Registers an R function as a DuckDB scalar SQL function using the loaded
Rducks extension. In DuckDB terminology this is a scalar UDF: it returns one
SQL value for each logical input row. The mode argument is Rducks'
evaluation mode for that scalar UDF, not a DuckDB function kind:
"scalar" calls the R function once per logical row, while "vectorized"
calls the R function once per DuckDB chunk with vector/list-column inputs.
Arguments
- con
A
duckdb_connection.- name
SQL function name.
- fun
R function.
- args
Optional argument type specification. If omitted, Rducks registers a dynamic-varargs DuckDB scalar function. DuckDB resolves the concrete argument logical types at bind time, and Rducks materializes those inputs with the same typed semantics used for an explicit
args = ...signature across scalar/vectorized evaluation and supportedarrow_r,arrow_c, andarrow_ipcexecution plans. Use explicitNULLfor a zero-argument scalar UDF. Otherwise use exported DuckDB-style type descriptors such asINTEGER,DOUBLE,GEOMETRY,VARIANT,INTEGER[],INTEGER[3],STRUCT(a = INTEGER), orMAP(VARCHAR, INTEGER).VARIANTsignatures require a DuckDB runtime whose C API exposes VARIANT logical types, and are not supported by the directarrow_cmarshalling path yet.- returns
Return type specification.
- mode
Rducks evaluation mode for this DuckDB scalar UDF.
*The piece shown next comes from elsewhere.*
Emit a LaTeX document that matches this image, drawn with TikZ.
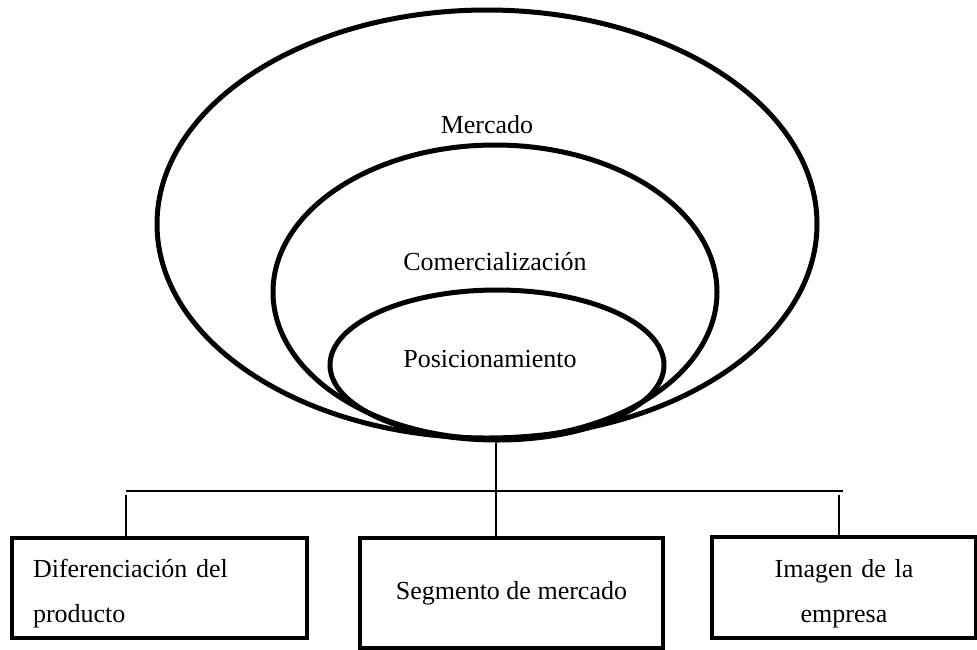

"scalar"calls the R function once per DuckDB row."vectorized"calls the R function once per DuckDB chunk with one R vector/list-column per declared or dynamically bound argument.- null_handling
Either
"default"for NULL-in/NULL-out without calling the R function, or"special"to call the R function with the declared type's missing-value shape for NULL inputs (for example typedNAfor ordinary scalar types andNULLfor exact/exotic, binary, and composite values).- exception_handling
Either
"rethrow"to report user R function errors to DuckDB, or"return_null"to turn user R function errors into SQL NULL values. Return type-checking and marshalling errors still abort the query.- side_effects
Logical scalar. Use
TRUEfor functions with randomness, counters, I/O, mutation, or other side effects so DuckDB does not treat the function as pure.
Value
Object of class rducks_scalar_udf_registration containing the
connection, normalized signature, and registration options. The scalar UDF
remains registered in DuckDB even if this object is discarded.
Details
Registration requires external_threads=1 plus PRAGMA threads=1 so native
registration and the default scalar evaluation path stay on the calling R
thread. The active rducks_execution_plan()
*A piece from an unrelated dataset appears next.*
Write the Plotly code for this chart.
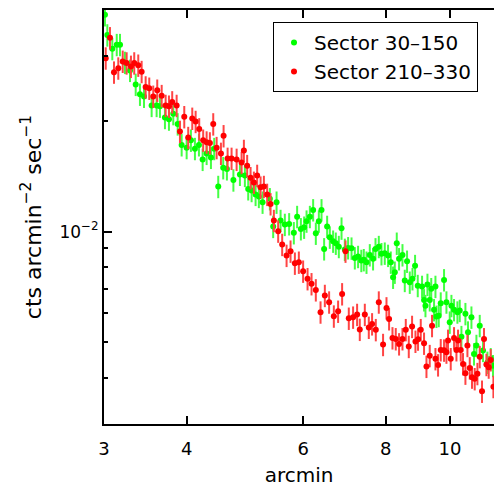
import plotly.graph_objects as go

# Sector 30-150 (green)
radius_green = [
    3.010, 3.035, 3.088, 3.136, 3.172, 3.227, 3.284, 3.350, 3.400, 3.448,
    3.541, 3.603, 3.645, 3.709, 3.761, 3.818, 3.877, 3.931, 4.000, 4.060,
    4.117, 4.175, 4.229, 4.288, 4.353, 4.403, 4.465, 4.543, 4.602, 4.707,
    4.815, 4.899, 4.956, 5.015, 5.085, 5.143, 5.210, 5.344, 5.406, 5.470,
    5.547, 5.630, 5.715, 5.809, 5.876, 5.953, 6.021, 6.072, 6.142, 6.213,
    6.271, 6.337, 6.397, 6.455, 6.523, 6.584, 6.660, 6.723, 6.794, 6.858,
    6.937, 7.017, 7.101, 7.183, 7.265, 7.347, 7.411, 7.481, 7.567, 7.654,
    7.719, 7.808, 7.881, 7.972, 8.064, 8.141, 8.206, 8.255, 8.312, 8.379,
    8.479, 8.547, 8.615, 8.697, 8.779, 8.859, 8.942, 9.077, 9.140, 9.185,
    9.249, 9.323, 9.372, 9.464, 9.510, 9.543, 9.620, 9.687, 9.799, 9.881,
    9.995, 10.054, 10.146, 10.266, 10.349, 10.410, 10.556, 10.652, 10.779, 10.877,
    10.968, 11.095, 11.223, 11.396, 11.528, 11.620,
]
sb_green = [
    0.0388, 0.0342, 0.0314, 0.0322, 0.0322, 0.0288, 0.0274, 0.0251, 0.0236, 0.0233,
    0.0220, 0.0220, 0.0219, 0.0204, 0.0202, 0.0209, 0.0196, 0.0172, 0.0169, 0.0177,
    0.0168, 0.0172, 0.0157, 0.0163, 0.0159, 0.0168, 0.01325, 0.0149, 0.0148, 0.0138,
    0.0143, 0.0142, 0.01306, 0.01292, 0.01261, 0.01245, 0.01201, 0.01227, 0.01032, 0.01201,
    0.01071, 0.01045, 0.01049, 0.00992, 0.01098, 0.01017, 0.01027, 0.01067, 0.01098, 0.01145,
    0.00989, 0.01067, 0.01145, 0.00897, 0.01032, 0.00965, 0.00941, 0.00929, 0.00910, 0.01021,
    0.00894, 0.00903, 0.00901, 0.00848, 0.00855, 0.00834, 0.00838, 0.00825, 0.00864, 0.00843,
    0.00897, 0.00910, 0.00870, 0.00873, 0.00861, 0.00825, 0.00751, 0.00775, 0.00929, 0.00843,
    0.00864, 0.00736, 0.00830, 0.00728, 0.00744, 0.00808, 0.00713, 0.00709, 0.00652, 0.00629,
    0.00718, 0.00652, 0.00699, 0.00613, 0.00709, 0.00588, 0.00591, 0.00639, 0.00739, 0.00643,
    0.00567, 0.00629, 0.00613, 0.00604, 0.00610, 0.00518, 0.00598, 0.00533, 0.00585, 0.00465,
    0.00490, 0.00555, 0.00475, 0.00441, 0.00451, 0.00432,
]

# Sector 210-330 (red)
radius_red = [
    3.018, 3.063, 3.106, 3.153, 3.202, 3.246, 3.295, 3.333, 3.380, 3.420,
    3.468, 3.512, 3.561, 3.611, 3.667, 3.718, 3.761, 3.804, 3.863, 3.908,
    3.967, 4.022, 4.079, 4.127, 4.179, 4.237, 4.288, 4.337, 4.388, 4.440,
    4.507, 4.549, 4.613, 4.677, 4.760, 4.843, 4.882, 4.938, 4.997, 5.055,
    5.113, 5.174, 5.234, 5.294, 5.357, 5.419, 5.501, 5.578, 5.664, 5.743,
    5.830, 5.911, 6.000, 6.093, 6.178, 6.271, 6.375, 6.471, 6.568, 6.677,
    6.777, 6.872, 6.954, 7.034, 7.140, 7.240, 7.308, 7.437, 7.541, 7.628,
    7.727, 7.808, 7.925, 8.020, 8.093, 8.189, 8.283, 8.379, 8.479, 8.577,
    8.667, 8.767, 8.871, 8.951, 9.036, 9.140, 9.217, 9.323, 9.398, 9.510,
    9.597, 9.687, 9.799, 9.881, 9.936, 10.030, 10.146, 10.231, 10.288, 10.385,
    10.468, 10.556, 10.630, 10.716, 10.801, 10.903, 11.006, 11.095, 11.184, 11.262,
    11.356, 11.447, 11.528, 11.636,
]
sb_red = [
    0.0296, 0.0336, 0.0271, 0.0278, 0.0290, 0.0287, 0.0281, 0.0287, 0.0283, 0.0272,
    0.0247, 0.0245, 0.0233, 0.0242, 0.0234, 0.0220, 0.0219, 0.0225, 0.0220, 0.0187,
    0.0205, 0.0180, 0.0203, 0.0199, 0.0190, 0.0177, 0.0175, 0.0174, 0.0196, 0.0169,
    0.0163, 0.0182, 0.0158, 0.0158, 0.0157, 0.0154, 0.0166, 0.0151, 0.0140, 0.0136,
    0.0142, 0.0132, 0.01325, 0.01261, 0.01189, 0.01071, 0.01002, 0.00922, 0.00861, 0.00884,
    0.00820, 0.00825, 0.00780, 0.00744, 0.00721, 0.00694, 0.00604, 0.00670, 0.00643, 0.00589,
    0.00607, 0.00677, 0.00884, 0.00581, 0.00585, 0.00595, 0.00542, 0.00595, 0.00549, 0.00561,
    0.00541, 0.00643, 0.00493, 0.00620, 0.00579, 0.00514, 0.00511, 0.00495, 0.00511, 0.00541,
    0.00487, 0.00552, 0.00503, 0.00510, 0.00541, 0.00497, 0.00430, 0.00460, 0.00555, 0.00451,
    0.00434, 0.00477, 0.00476, 0.00470, 0.00506, 0.00451, 0.00514, 0.00477, 0.00506, 0.00477,
    0.00437, 0.00412, 0.00490, 0.00426, 0.00402, 0.00398, 0.00411, 0.00457, 0.00368, 0.00511,
    0.00435, 0.00428, 0.00448, 0.00379,
]

rel_err_percent = 7.0

x_tickvals = [3, 4, 6, 8, 10]
x_ticktext = ["3", "4", "6", "8", "10"]
y_major = [0.01]
y_major_text = ["10<sup>−2</sup>"]
y_minor = [0.004, 0.005, 0.006, 0.007, 0.008, 0.009, 0.02, 0.03]

FONT = "DejaVu Sans"

fig = go.Figure()
fig.add_trace(go.Scatter(
    x=radius_green, y=sb_green, mode="markers", name="Sector 30–150",
    marker=dict(color="#00ff00", size=6),
    error_y=dict(type="percent", value=rel_err_percent, color="#44ff44",
                 thickness=2, width=0),
    cliponaxis=False,
))
fig.add_trace(go.Scatter(
    x=radius_red, y=sb_red, mode="markers", name="Sector 210–330",
    marker=dict(color="#ff0000", size=6),
    error_y=dict(type="percent", value=rel_err_percent, color="#ff4444",
                 thickness=2, width=0),
    cliponaxis=False,
))

fig.update_layout(
    width=494, height=491,
    margin=dict(l=104, r=0, t=10, b=67),
    paper_bgcolor="white", plot_bgcolor="white",
    font=dict(family=FONT, size=20, color="black"),
    showlegend=True,
    legend=dict(
        x=0.959, xanchor="right", y=0.971, yanchor="top",
        bordercolor="black", borderwidth=1, bgcolor="white",
        font=dict(family=FONT, size=20, color="black"),
        itemsizing="trace", tracegroupgap=0,
    ),
    xaxis=dict(
        type="log", range=[0.47712, 1.06670],
        tickvals=x_tickvals, ticktext=x_ticktext,
        ticks="inside", ticklen=8, tickwidth=1.5, tickcolor="black",
        showline=True, linecolor="black", linewidth=2, mirror="ticks",
        showgrid=False, zeroline=False,
        ticklabelstandoff=7,
        title=dict(text="arcmin", standoff=10, font=dict(size=20)),
        tickfont=dict(size=18),
    ),
    yaxis=dict(
        type="log", range=[-2.52288, -1.39794],
        tickvals=y_major, ticktext=y_major_text,
        ticks="inside", ticklen=8, tickwidth=1.5, tickcolor="black",
        minor=dict(tickvals=y_minor, ticks="inside", ticklen=4,
                   tickwidth=1.5, tickcolor="black", showgrid=False),
        showline=True, linecolor="black", linewidth=2, mirror=False,
        showgrid=False, zeroline=False,
        title=dict(text="cts arcmin<sup>−2</sup> sec<sup>−1</sup>",
                   standoff=12, font=dict(size=22)),
        tickfont=dict(size=17),
    ),
)

fig.write_html("out.html")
selects and freezes the marshalling/concurrency implementation for this
registration; unsupported plan/evaluation-mode/type combinations fail instead
of switching engines. If a later call registers the same SQL name/signature,
the callable implementation is replaced in the shared DuckDB database catalog
rather than being tied to the registering DBI connection. Choose the desired
execution plan before registration with
rducks_set_execution_plan(); the
selected evaluator/marshalling metadata is then stored with the native catalog
entry. R-backed UDF registrations are live DuckDB-runtime catalog entries,
not durable schema objects: they are visible to sibling connections while the
same DuckDB database runtime remains open, but a file-backed database must be
enabled and registered again after it is fully closed and reopened. For
arrow_ipc plans, the UDF closure and discovered globals are copied once to
each NNG worker in the shared provider pool and retained for that pool's
lifetime.
Examples
# \donttest{
db <- duckdb::dbConnect(duckdb::duckdb(config = list(allow_unsigned_extensions = "true")))
rducks_enable(db, threads = "single")
rducks_register_scalar_udf(db, "my_double", function(x) x * 2L,
args = list(INTEGER), returns = INTEGER)
#> <rducks_scalar_udf_registration>
#> registered: yes
#> name: my_double
#> evaluation_mode: scalar
#> plan: arrow_r+serial
#> signature: my_double(INTEGER) -> INTEGER
DBI::dbGetQuery(db, "SELECT my_double(3)")
#> my_double(3)
#> 1 6
rducks_release(db)
DBI::dbDisconnect(db)
# }